* BEGIN *

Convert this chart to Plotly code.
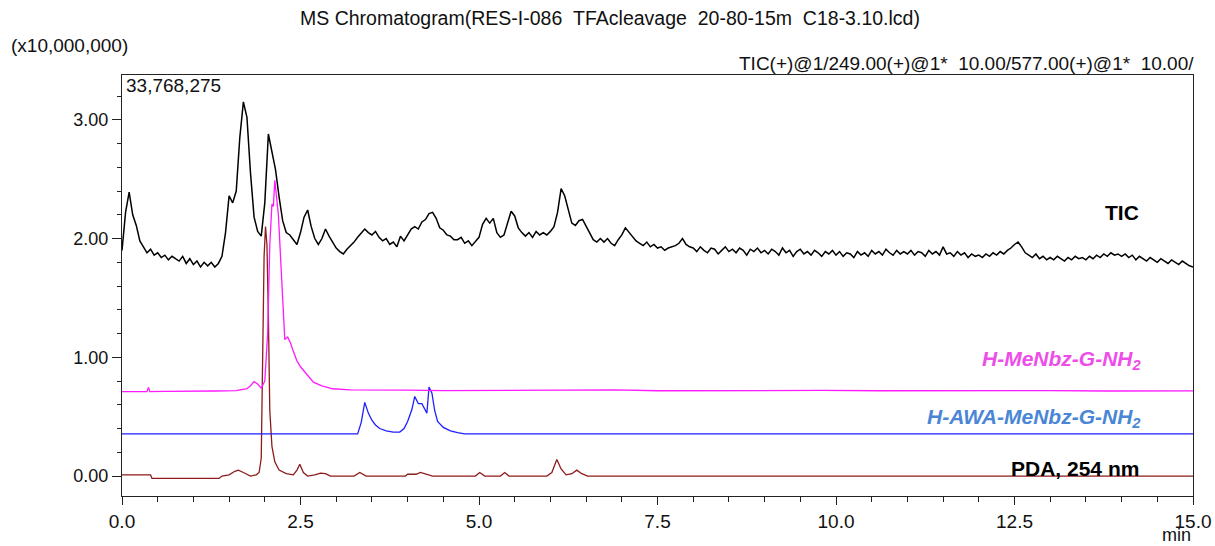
import plotly.graph_objects as go

# ---------------- data (retention time in min, intensity in units of 1e7) ----------------
tic_time = [round(i * 0.05, 2) for i in range(301)]
tic_values = [
    # 0.00 - 0.95
    1.90, 2.22, 2.39, 2.20, 2.11, 1.98, 1.93, 1.88, 1.91, 1.86, 1.88, 1.84, 1.86, 1.82, 1.85, 1.83, 1.81, 1.85, 1.79, 1.83,
    # 1.00 - 1.95
    1.78, 1.81, 1.76, 1.80, 1.77, 1.80, 1.76, 1.79, 1.85, 2.05, 2.36, 2.30, 2.40, 2.85, 3.15, 3.02, 2.55, 2.18, 2.06, 2.02,
    # 2.00 - 2.95
    2.30, 2.88, 2.72, 2.58, 2.35, 2.15, 2.05, 2.03, 1.99, 1.95, 2.05, 2.18, 2.24, 2.10, 2.00, 1.95, 2.00, 2.08, 2.02, 1.97,
    # 3.00 - 3.95
    1.92, 1.89, 1.87, 1.91, 1.94, 1.97, 2.01, 2.05, 2.08, 2.05, 2.03, 2.06, 2.01, 1.98, 2.00, 1.95, 1.97, 1.93, 2.02, 1.98,
    # 4.00 - 4.95
    2.03, 2.08, 2.10, 2.08, 2.14, 2.16, 2.21, 2.22, 2.17, 2.09, 2.07, 2.03, 2.02, 1.99, 1.99, 2.01, 1.96, 1.98, 1.94, 1.98,
    # 5.00 - 5.95
    2.01, 2.12, 2.17, 2.13, 2.17, 2.05, 2.01, 2.03, 2.14, 2.23, 2.19, 2.09, 2.05, 2.02, 2.05, 2.01, 2.06, 2.03, 2.05, 2.03,
    # 6.00 - 6.95
    2.06, 2.10, 2.22, 2.42, 2.36, 2.25, 2.13, 2.11, 2.15, 2.16, 2.10, 2.05, 1.99, 1.97, 2.00, 1.97, 2.00, 1.96, 1.94, 1.99,
    # 7.00 - 7.95
    2.03, 2.09, 2.05, 2.01, 1.98, 1.96, 1.94, 1.97, 1.93, 1.95, 1.92, 1.93, 1.90, 1.92, 1.93, 1.94, 1.96, 2.00, 1.95, 1.93,
    # 8.00 - 8.95
    1.92, 1.89, 1.93, 1.90, 1.88, 1.92, 1.91, 1.87, 1.90, 1.93, 1.89, 1.91, 1.88, 1.92, 1.90, 1.86, 1.91, 1.89, 1.92, 1.88,
    # 9.00 - 9.95
    1.90, 1.87, 1.91, 1.89, 1.86, 1.92, 1.88, 1.90, 1.85, 1.89, 1.91, 1.87, 1.89, 1.86, 1.90, 1.88, 1.85, 1.89, 1.87, 1.90,
    # 10.00 - 10.95
    1.86, 1.89, 1.85, 1.88, 1.87, 1.84, 1.89, 1.86, 1.88, 1.85, 1.90, 1.87, 1.89, 1.86, 1.91, 1.88, 1.86, 1.90, 1.87, 1.89,
    # 11.00 - 11.95
    1.87, 1.90, 1.86, 1.89, 1.88, 1.85, 1.90, 1.87, 1.89, 1.86, 1.93, 1.87, 1.88, 1.85, 1.89, 1.86, 1.88, 1.84, 1.87, 1.85,
    # 12.00 - 12.95
    1.86, 1.84, 1.87, 1.85, 1.88, 1.86, 1.89, 1.87, 1.90, 1.92, 1.95, 1.97, 1.93, 1.88, 1.86, 1.84, 1.87, 1.83, 1.85, 1.82,
    # 13.00 - 13.95
    1.84, 1.82, 1.85, 1.83, 1.81, 1.84, 1.82, 1.85, 1.83, 1.84, 1.82, 1.85, 1.83, 1.86, 1.84, 1.87, 1.85, 1.88, 1.86, 1.87,
    # 14.00 - 14.95
    1.85, 1.87, 1.84, 1.86, 1.82, 1.85, 1.83, 1.81, 1.84, 1.82, 1.80, 1.83, 1.81, 1.79, 1.82, 1.80, 1.78, 1.81, 1.79, 1.77,
    # 15.00
    1.76,
]

menbz_time = [0.00, 0.20, 0.35, 0.37, 0.39, 0.60, 1.00, 1.30, 1.60, 1.75, 1.80, 1.85, 1.90, 1.95, 2.00,
              2.04, 2.07, 2.10, 2.12, 2.14, 2.19, 2.24, 2.28, 2.32, 2.36, 2.40, 2.45, 2.50, 2.59, 2.68,
              2.80, 2.95, 3.20, 3.60, 4.00, 4.50, 5.00, 5.60, 6.20, 6.90, 7.50, 8.20, 9.00, 9.80,
              10.60, 11.40, 12.20, 13.00, 13.80, 14.50, 15.00]
menbz_values = [0.710, 0.712, 0.710, 0.745, 0.711, 0.713, 0.712, 0.716, 0.720, 0.735, 0.760, 0.795, 0.775, 0.740, 0.800,
                1.200, 1.950, 2.290, 2.270, 2.490, 2.200, 1.550, 1.150, 1.170, 1.120, 1.050, 0.970, 0.920, 0.850, 0.790,
                0.760, 0.735, 0.726, 0.722, 0.724, 0.720, 0.722, 0.719, 0.721, 0.725, 0.718, 0.720, 0.717, 0.721,
                0.718, 0.720, 0.717, 0.719, 0.716, 0.718, 0.717]

awa_time = [0.00, 3.30, 3.35, 3.40, 3.45, 3.50, 3.55, 3.61, 3.70, 3.80, 3.89, 3.95, 4.00, 4.06, 4.10,
            4.15, 4.20, 4.25, 4.27, 4.30, 4.34, 4.38, 4.42, 4.50, 4.60, 4.70, 4.80, 15.00]
awa_values = [0.355, 0.355, 0.450, 0.620, 0.530, 0.470, 0.430, 0.400, 0.380, 0.370, 0.370, 0.400, 0.460, 0.560, 0.670,
              0.610, 0.610, 0.550, 0.530, 0.750, 0.700, 0.550, 0.460, 0.410, 0.380, 0.365, 0.355, 0.355]

pda_time = [0.00, 0.40, 0.42, 1.36, 1.40, 1.50, 1.58, 1.63, 1.70, 1.80, 1.88, 1.92, 1.95, 1.97, 1.99,
            2.01, 2.03, 2.05, 2.07, 2.10, 2.14, 2.20, 2.30, 2.40, 2.45, 2.49, 2.54, 2.60, 2.70, 2.78,
            2.85, 2.92, 3.00, 3.25, 3.33, 3.42, 3.50, 3.97, 4.00, 4.12, 4.18, 4.25, 4.35, 4.95, 5.01,
            5.08, 5.30, 5.36, 5.42, 5.95, 6.02, 6.09, 6.15, 6.22, 6.30, 6.37, 6.44, 6.52, 15.00]
pda_values = [0.010, 0.010, -0.020, -0.020, 0.000, 0.010, 0.040, 0.050, 0.030, 0.000, 0.010, 0.030, 0.150, 0.900, 1.850,
              2.100, 1.950, 1.350, 0.550, 0.250, 0.120, 0.050, 0.020, 0.010, 0.050, 0.100, 0.030, 0.000, 0.010, 0.025,
              0.020, 0.000, 0.000, 0.000, 0.030, 0.000, 0.000, 0.000, 0.015, 0.015, 0.030, 0.020, 0.000, 0.000, 0.030,
              0.000, 0.000, 0.030, 0.000, 0.000, 0.030, 0.140, 0.060, 0.010, 0.020, 0.050, 0.020, 0.000, 0.000]

y_max = 3.3768275  # 33,768,275 counts
y_min = -0.168

FONT = "Liberation Sans, Arial, sans-serif"

fig = go.Figure()
fig.add_trace(go.Scatter(x=pda_time, y=pda_values, mode="lines",
                         line=dict(color="#8e1b1b", width=1.3), name="PDA, 254 nm"))
fig.add_trace(go.Scatter(x=awa_time, y=awa_values, mode="lines",
                         line=dict(color="#1f1fff", width=1.3), name="H-AWA-MeNbz-G-NH2"))
fig.add_trace(go.Scatter(x=menbz_time, y=menbz_values, mode="lines",
                         line=dict(color="#ff1aff", width=1.3), name="H-MeNbz-G-NH2"))
fig.add_trace(go.Scatter(x=tic_time, y=tic_values, mode="lines",
                         line=dict(color="#000000", width=1.5), name="TIC"))

# series labels next to their traces
series_labels = [
    ("<b>TIC</b>", 14.27, 2.22, "#000000"),
    ("<b><i>H-MeNbz-G-NH<sub>2</sub></i></b>", 14.30, 0.975, "#ee4ee8"),
    ("<b><i>H-AWA-MeNbz-G-NH<sub>2</sub></i></b>", 14.30, 0.49, "#4a86d6"),
    ("<b>PDA, 254 nm</b>", 14.27, 0.067, "#000000"),
]
for text, x, y, color in series_labels:
    fig.add_annotation(x=x, y=y, xref="x", yref="y", text=text, showarrow=False,
                       xanchor="right", yanchor="middle",
                       font=dict(family=FONT, size=21, color=color))

NB = "\u00a0"
header = [
    ("MS Chromatogram(RES-I-086" + NB * 2 + "TFAcleavage" + NB * 2 + "20-80-15m" + NB * 2 + "C18-3.10.lcd)",
     0.4557, 1.135, "center", "middle", 19.5),
    ("(x10,000,000)", -0.1046, 1.071, "left", "middle", 19),
    ("TIC(+)@1/249.00(+)@1*" + NB * 2 + "10.00/577.00(+)@1*" + NB * 2 + "10.00/", 1.002, 1.0285, "right", "middle", 19),
    ("33,768,275", 0.0028, 0.976, "left", "middle", 19),
    ("min", 0.985, -0.1188, "center", "bottom", 18),
]
for text, x, y, xanchor, yanchor, size in header:
    fig.add_annotation(x=x, y=y, xref="paper", yref="paper", text=text, showarrow=False,
                       xanchor=xanchor, yanchor=yanchor, borderpad=0,
                       font=dict(family=FONT, size=size, color="#111111"))

fig.update_layout(
    width=1215, height=546,
    margin=dict(l=122, r=22, t=75, b=50),
    paper_bgcolor="white", plot_bgcolor="white",
    showlegend=False,
    font=dict(family=FONT, color="#111111"),
)
fig.update_xaxes(
    range=[0, 15], tickvals=[0, 2.5, 5, 7.5, 10, 12.5, 15], tickformat=".1f",
    automargin=False,
    showgrid=False, zeroline=False,
    showline=True, linecolor="#222222", linewidth=1, mirror=True,
    ticks="outside", ticklen=8, tickcolor="#222222",
    tickfont=dict(family=FONT, size=19, color="#111111"),
    minor=dict(dtick=0.5, tick0=0, ticks="outside", ticklen=5, tickcolor="#222222", showgrid=False),
)
fig.update_yaxes(
    range=[y_min, y_max], tickvals=[0, 1, 2, 3], tickformat=".2f",
    automargin=False,
    showgrid=False, zeroline=False,
    showline=True, linecolor="#222222", linewidth=1, mirror=True,
    ticks="outside", ticklen=9, tickcolor="#222222",
    tickfont=dict(family=FONT, size=18, color="#111111"),
    minor=dict(dtick=0.2, tick0=0, ticks="outside", ticklen=4, tickcolor="#222222", showgrid=False),
)

fig.write_html("out.html")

* END *

- _What this task involves_
From the first line above through the line containing "import plotly.graph_objects as go", copy everything exactly, without the pictures.

- _Answer for the task_
Convert this chart to Plotly code.
import plotly.graph_objects as go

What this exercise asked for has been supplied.